Methods: Datamining was performed on NCBI GEO datasets GSE23006, GSE28914, GSE153596 and our prior dataset deposited as PRJNA1077073. Immunoblots and immunohistochemistry for SerpinB3 were performed on full-thickness wounds tissues from Balb/c mice at 6 hours, and 2-, 4-, and 7-days post-wounding and from HaCaT monolayer scratch wounds. Balb/c wounds were treated with recombinant Serpinb3a and collagen morphometry was quantified post-healing by Picrosirius red staining and polarization microscopy. HaCaT monolayer scratches were treated with EGF or recombinant Serpinb3a and wound closure was quantified. HaCaT colonies were treated with Serpinb3a and proliferation was measured. HaCaTs overexpressing FLAG-tagged SerpinB3 were co-immunostained for E-cadherin or phospho-STAT3 and morphology quantified by confocal microscopy. Cell circularity from overexpressing and exogenously treated cultures was evaluated by FIJI/ImageJ. Wound tissues were collected form C57BL6/J healthy and db/db diabetic wounds at 4-, 7-, and 10-days post-wounding and RNAseq transcriptomics was performed.

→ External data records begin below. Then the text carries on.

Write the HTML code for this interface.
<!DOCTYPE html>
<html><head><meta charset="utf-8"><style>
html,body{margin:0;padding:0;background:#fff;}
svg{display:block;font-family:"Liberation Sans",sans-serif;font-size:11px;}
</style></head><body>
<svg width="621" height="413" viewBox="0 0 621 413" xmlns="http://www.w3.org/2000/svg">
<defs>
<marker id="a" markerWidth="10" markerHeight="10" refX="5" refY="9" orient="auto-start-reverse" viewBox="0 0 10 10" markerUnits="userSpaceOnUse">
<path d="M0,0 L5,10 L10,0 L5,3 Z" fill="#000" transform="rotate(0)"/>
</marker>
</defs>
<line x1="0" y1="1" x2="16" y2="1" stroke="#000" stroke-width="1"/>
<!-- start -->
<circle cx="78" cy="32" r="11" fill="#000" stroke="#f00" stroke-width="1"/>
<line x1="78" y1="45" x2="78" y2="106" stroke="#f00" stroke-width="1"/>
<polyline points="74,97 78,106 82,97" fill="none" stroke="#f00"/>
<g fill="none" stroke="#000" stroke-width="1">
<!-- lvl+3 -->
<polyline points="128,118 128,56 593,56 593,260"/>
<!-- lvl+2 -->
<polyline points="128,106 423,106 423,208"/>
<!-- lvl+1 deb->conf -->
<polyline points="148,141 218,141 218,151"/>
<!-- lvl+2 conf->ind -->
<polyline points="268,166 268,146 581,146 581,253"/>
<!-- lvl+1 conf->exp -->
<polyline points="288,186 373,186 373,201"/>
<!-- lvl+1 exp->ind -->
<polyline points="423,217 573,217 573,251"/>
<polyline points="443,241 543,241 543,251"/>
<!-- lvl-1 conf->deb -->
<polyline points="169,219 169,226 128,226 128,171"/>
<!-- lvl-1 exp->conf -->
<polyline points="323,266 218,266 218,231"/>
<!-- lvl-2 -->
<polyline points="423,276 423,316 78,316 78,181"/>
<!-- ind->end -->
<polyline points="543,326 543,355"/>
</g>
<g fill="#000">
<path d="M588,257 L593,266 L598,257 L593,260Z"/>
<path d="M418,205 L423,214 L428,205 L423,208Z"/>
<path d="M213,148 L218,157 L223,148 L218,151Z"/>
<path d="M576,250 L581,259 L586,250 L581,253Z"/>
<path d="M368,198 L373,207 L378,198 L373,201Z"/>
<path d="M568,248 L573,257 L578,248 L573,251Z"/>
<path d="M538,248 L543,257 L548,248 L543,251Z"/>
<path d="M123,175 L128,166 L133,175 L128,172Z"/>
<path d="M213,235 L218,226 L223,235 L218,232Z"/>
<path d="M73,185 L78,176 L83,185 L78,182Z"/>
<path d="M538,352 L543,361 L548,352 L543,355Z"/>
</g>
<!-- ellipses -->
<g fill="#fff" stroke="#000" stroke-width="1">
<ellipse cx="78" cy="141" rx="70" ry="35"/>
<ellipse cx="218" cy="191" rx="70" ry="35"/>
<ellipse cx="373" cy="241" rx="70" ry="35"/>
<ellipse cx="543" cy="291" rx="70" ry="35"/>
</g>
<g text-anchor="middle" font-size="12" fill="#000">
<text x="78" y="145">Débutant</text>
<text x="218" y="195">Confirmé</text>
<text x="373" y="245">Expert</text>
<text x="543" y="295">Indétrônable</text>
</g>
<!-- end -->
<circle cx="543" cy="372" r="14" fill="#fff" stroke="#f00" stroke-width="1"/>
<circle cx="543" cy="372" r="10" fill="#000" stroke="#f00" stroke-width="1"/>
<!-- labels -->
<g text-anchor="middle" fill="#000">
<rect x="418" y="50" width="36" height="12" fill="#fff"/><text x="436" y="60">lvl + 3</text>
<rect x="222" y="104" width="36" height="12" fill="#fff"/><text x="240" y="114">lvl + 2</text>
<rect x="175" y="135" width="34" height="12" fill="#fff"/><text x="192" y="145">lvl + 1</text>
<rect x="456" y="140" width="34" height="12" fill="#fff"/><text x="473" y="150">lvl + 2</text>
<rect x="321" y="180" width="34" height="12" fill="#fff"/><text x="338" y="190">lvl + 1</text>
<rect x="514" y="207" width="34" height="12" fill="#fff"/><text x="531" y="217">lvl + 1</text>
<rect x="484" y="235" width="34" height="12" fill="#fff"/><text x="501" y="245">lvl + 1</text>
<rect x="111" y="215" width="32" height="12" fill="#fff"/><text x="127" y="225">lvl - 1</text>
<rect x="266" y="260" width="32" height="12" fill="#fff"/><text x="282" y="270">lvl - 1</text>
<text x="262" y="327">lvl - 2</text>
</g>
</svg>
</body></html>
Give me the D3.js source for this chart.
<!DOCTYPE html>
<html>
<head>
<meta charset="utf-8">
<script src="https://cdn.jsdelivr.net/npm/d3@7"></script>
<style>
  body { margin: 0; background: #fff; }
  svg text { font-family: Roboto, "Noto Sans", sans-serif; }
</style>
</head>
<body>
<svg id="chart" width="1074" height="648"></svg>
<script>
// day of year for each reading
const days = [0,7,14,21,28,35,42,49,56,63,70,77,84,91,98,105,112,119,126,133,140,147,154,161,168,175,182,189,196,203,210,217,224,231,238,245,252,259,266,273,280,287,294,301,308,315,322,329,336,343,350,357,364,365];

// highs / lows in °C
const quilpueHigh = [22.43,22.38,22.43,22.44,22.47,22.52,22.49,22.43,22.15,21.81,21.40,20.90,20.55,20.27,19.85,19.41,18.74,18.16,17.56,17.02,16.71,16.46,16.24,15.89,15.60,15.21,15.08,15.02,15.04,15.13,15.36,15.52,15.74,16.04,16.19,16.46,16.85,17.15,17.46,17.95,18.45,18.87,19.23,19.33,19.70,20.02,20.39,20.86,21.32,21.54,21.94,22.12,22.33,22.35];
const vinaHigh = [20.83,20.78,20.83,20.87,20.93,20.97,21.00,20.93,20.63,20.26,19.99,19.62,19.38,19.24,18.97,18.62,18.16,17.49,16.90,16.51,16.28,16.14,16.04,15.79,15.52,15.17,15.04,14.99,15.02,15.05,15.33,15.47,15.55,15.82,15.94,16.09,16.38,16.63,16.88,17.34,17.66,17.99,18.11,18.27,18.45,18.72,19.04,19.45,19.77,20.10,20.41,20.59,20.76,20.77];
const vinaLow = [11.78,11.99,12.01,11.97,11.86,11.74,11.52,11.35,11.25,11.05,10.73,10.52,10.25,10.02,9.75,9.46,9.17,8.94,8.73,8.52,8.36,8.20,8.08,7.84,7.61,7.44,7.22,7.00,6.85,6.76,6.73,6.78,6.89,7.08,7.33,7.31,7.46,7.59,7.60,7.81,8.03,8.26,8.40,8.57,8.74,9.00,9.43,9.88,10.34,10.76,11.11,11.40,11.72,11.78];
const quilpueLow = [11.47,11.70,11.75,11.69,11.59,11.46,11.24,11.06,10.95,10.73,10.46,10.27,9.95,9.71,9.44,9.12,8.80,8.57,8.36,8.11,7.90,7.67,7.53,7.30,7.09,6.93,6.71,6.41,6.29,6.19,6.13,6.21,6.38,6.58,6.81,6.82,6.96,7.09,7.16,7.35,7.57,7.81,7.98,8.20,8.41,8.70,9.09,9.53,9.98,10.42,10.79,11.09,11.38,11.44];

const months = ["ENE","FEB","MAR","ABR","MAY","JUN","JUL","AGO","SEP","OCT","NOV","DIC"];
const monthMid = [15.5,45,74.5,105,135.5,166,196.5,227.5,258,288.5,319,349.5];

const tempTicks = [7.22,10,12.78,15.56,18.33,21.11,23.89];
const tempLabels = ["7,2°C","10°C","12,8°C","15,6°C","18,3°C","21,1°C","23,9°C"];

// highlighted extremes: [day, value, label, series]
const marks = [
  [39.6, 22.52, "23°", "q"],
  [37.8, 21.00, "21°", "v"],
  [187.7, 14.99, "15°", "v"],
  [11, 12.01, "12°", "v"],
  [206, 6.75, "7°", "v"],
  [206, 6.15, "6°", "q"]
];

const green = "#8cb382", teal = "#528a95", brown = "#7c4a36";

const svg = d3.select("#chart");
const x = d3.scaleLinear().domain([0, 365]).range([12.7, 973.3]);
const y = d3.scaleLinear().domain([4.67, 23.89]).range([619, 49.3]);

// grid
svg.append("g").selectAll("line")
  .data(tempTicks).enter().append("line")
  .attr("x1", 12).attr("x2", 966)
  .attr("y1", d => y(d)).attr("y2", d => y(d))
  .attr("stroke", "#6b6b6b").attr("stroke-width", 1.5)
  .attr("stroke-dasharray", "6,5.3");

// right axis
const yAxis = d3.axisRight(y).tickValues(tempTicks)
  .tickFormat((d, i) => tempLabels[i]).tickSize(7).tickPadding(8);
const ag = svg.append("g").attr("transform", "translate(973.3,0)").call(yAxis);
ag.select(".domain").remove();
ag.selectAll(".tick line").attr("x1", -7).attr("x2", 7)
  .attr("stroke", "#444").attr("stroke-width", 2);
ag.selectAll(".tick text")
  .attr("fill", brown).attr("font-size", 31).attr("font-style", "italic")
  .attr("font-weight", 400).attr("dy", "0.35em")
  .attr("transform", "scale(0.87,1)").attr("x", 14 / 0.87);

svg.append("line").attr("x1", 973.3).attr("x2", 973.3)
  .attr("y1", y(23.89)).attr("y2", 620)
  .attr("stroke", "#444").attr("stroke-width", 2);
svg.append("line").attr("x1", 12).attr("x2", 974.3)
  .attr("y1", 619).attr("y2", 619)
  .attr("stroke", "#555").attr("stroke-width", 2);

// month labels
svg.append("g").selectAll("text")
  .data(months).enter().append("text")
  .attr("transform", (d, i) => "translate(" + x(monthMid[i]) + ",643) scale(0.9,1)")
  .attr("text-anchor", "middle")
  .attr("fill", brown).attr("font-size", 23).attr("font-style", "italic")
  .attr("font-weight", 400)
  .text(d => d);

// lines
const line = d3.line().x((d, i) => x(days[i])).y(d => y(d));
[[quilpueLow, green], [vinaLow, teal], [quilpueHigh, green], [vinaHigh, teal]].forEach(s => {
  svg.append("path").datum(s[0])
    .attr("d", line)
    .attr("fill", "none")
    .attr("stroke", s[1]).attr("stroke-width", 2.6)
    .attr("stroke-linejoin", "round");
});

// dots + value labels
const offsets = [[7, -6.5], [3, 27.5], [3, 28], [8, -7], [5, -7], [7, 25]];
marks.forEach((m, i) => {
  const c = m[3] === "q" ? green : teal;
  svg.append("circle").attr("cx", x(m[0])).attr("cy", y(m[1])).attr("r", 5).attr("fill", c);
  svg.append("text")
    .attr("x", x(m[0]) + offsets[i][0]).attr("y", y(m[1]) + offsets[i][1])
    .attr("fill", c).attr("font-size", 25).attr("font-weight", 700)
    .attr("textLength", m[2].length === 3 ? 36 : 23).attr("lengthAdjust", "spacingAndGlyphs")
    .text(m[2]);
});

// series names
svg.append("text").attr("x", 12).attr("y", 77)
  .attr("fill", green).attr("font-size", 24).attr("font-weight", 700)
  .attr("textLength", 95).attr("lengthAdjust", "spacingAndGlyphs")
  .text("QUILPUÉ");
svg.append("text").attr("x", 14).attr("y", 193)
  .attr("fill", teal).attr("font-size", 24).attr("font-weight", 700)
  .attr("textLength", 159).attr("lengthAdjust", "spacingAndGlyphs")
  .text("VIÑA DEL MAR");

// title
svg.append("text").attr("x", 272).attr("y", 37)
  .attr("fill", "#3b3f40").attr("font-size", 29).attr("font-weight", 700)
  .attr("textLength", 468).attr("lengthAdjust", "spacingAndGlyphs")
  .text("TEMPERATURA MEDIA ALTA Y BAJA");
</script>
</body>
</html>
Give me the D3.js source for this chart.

Results: Data mining indicates a temporal upregulation of Serpinb3a in mouse skin and SerpinB3/B4 in human skin after wounding, which we confirmed in mice at the protein level by immunoblotting. Interestingly, treatment mouse wounds with recombinant SerpinB3 resulted in a significantly more native-like collagen architecture after healing. A significantly increased, robust expression of Serpinb3a in migrating wound-edge keratinocytes was observed by immunohistochemistry, indicating a distinct role for SerpinB3 epithelialization. A scratch-induced epidermal expression of SerpinB3 after wounding by immunoblotting of HaCaT keratinocyte scratches in vitro was also observed. Exogenous Serpinb3a significantly accelerating HaCaT wound migration, equivalent to EGF, and reduced cellular proliferation, and overexpression of SerpinB3 in HaCaT cells induced an EMT-like response with reduced E-cadherin and increased nuclear phospho-STAT3. Both modalities of exposure also significantly reduced cell circularity and more mesenchymal phenotype. Transcriptomic studies found that diabetic wounds and acute wounds have a similar Serpinb3a expression during the early stages of healing, but that by day 10 there is a distinct dysregulation of expression control in diabetic wounds with significantly increased Serpinb3a levels in diabetic wounds, while acute wounds have resolved their Serpinb3a expression.

Conclusions/Discussion: We identify the first non-cancer, physiological role for SerpinB3 signaling in the epidermis upon wounding, and that SerpinB3-dependent signaling results in an EMT-like phenotype in migrating keratinocytes associated with epithelialization and wound closure. Ongoing studies indicates that regulation of SerpinB3 expression is dysfunctional in diabetic wounds by a mechanism under active investigation.

Acknowledgement of Support: The authors gratefully acknowledge funding from the Arizona Biomedical Research Centre Grant # RFGA2022-010-03 and the 2022 Wound Healing Foundation 3M Fellowship to JRY and NIH grant R01AR074627 to KR.